Mischa Zverev glaubt an Turniersieg seines Bruders

„Wenn er seine Bestleistung bringt, dann kann er das Turnier gewinnen“, sagte am Montag einer, der es wissen muss: Mischa Zverev (28), der seinen jüngeren Bruder aufwachsen sah und bis heute versucht, so oft wie möglich an dessen Seite zu sein. Der von vielen Verletzungen gebeutelte frühere Davis­cupspieler, der noch nie ein Hauptfeldmatch am Rothenbaum gewinnen konnte, setzte am Montag vor 3300 Zuschauern zwar seine schwarze Serie mit einer 6:7 (5:7), 4:6-Pleite gegen den brasilianischen Qualifikanten Thiago Monteiro fort, bleibt dem Turnier aber als Doppelpartner seines Bruders erhalten, der in einer VIP-Box zusah.
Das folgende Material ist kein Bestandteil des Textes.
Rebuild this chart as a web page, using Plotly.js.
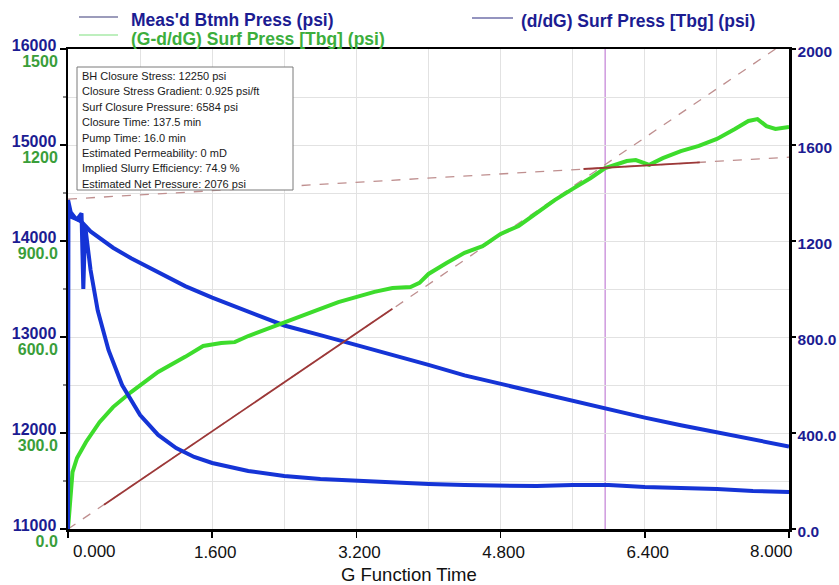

Auch wenn beide – voraussichtlich am Mittwoch – in Runde eins gleich auf die topgesetzten Lukasz Kubot/Alexander Peya (Polen/Österreich) treffen, lebt der Traum, gemeinsam im Daviscup für Deutschland anzutreten, fort. „Natürlich wäre das super, aber dafür muss ich im Ranking deutlich besser werden“, sagte der 141. der Weltrangliste, der bis Jahresende mindestens 41 Ränge gutmachen will. Die Klasse dazu habe sein Bruder, sagte Alexander am Montag. „Im Training gewinnt er öfter gegen mich als ich gegen ihn.“ Auf der ATP-Tour haben sie sich bislang noch nie duelliert, die beiden Aufeinandertreffen auf der Challengertour gewann Mischa, 2012 in Dallas, zwei Jahre später in Houston.
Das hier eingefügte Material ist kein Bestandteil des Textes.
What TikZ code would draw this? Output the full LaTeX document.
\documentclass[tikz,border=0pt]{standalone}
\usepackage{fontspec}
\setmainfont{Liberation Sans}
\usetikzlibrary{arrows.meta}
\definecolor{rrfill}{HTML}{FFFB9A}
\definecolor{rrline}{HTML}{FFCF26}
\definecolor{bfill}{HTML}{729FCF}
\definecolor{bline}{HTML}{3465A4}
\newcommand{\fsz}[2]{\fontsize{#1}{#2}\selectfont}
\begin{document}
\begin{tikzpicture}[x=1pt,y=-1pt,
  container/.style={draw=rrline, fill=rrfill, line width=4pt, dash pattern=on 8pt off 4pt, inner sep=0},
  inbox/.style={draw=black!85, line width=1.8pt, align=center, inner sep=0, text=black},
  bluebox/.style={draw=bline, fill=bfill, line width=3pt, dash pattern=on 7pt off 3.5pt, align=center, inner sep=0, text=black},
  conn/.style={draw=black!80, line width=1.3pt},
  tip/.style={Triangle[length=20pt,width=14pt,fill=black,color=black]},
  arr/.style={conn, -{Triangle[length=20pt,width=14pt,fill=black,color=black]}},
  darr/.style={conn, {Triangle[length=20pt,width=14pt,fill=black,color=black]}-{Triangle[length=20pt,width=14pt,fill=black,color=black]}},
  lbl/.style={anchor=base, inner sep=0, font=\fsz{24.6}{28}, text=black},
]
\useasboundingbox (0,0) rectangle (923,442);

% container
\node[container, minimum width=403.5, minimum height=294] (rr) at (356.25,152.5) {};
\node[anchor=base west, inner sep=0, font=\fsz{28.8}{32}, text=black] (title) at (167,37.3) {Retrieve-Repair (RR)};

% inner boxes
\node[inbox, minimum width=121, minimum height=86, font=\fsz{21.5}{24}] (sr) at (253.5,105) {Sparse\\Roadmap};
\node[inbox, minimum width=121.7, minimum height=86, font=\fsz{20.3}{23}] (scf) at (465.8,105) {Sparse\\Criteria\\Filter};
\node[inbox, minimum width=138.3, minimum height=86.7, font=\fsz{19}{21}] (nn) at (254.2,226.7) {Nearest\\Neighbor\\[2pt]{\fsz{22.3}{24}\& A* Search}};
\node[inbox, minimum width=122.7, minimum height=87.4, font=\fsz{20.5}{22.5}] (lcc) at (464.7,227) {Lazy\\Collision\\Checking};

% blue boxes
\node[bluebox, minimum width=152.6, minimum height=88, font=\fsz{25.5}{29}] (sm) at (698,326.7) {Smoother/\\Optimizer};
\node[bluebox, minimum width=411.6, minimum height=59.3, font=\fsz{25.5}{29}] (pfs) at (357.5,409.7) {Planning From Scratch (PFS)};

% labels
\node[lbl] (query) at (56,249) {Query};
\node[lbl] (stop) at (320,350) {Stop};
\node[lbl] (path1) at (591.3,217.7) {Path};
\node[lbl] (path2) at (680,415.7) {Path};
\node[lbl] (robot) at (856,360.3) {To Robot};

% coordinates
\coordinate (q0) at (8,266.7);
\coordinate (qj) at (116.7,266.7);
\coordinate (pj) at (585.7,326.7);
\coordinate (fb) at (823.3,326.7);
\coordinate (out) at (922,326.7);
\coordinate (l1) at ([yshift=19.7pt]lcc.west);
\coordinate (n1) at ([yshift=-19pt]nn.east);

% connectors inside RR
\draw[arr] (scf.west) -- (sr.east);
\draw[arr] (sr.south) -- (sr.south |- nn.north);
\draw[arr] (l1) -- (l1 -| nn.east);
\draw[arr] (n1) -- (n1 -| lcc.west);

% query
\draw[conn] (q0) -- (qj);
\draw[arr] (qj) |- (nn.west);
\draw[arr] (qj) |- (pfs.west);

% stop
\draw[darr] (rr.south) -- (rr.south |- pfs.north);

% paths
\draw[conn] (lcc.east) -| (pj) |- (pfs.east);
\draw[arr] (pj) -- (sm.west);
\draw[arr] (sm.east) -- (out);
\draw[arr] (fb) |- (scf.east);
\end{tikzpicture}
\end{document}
Die USA, wo der Familienclan – die Eltern sind ehemalige Tennisspieler und trainieren ihre Söhne – in Florida ein Haus besitzt, und Monaco sind die Stützpunkte der Zverev-Brüder. Ihre Heimat aber bleibt Hamburg, sie haben sich gegen das obligatorische Hotelzimmer und für das eigene Bett im Elternhaus in Lemsahl entschieden. „Ich bin so selten in Hamburg, dass ich es sehr genieße, zu Hause zu sein und viel Zeit für Familie und Freunde zu haben“, sagte Alexander Zverev. Auch wenn er zum Weltbürger geworden ist, dem alle Experten eine Karriere als Grand-Slam-Sieger zutrauen: Seinen ersten Titel auf der ATP-Tour in Hamburg zu gewinnen, wo alles begann, das würde nicht nur Christiane Kunze begeistern, die seit Montag ihre Daumen noch fester drückt als zuvor.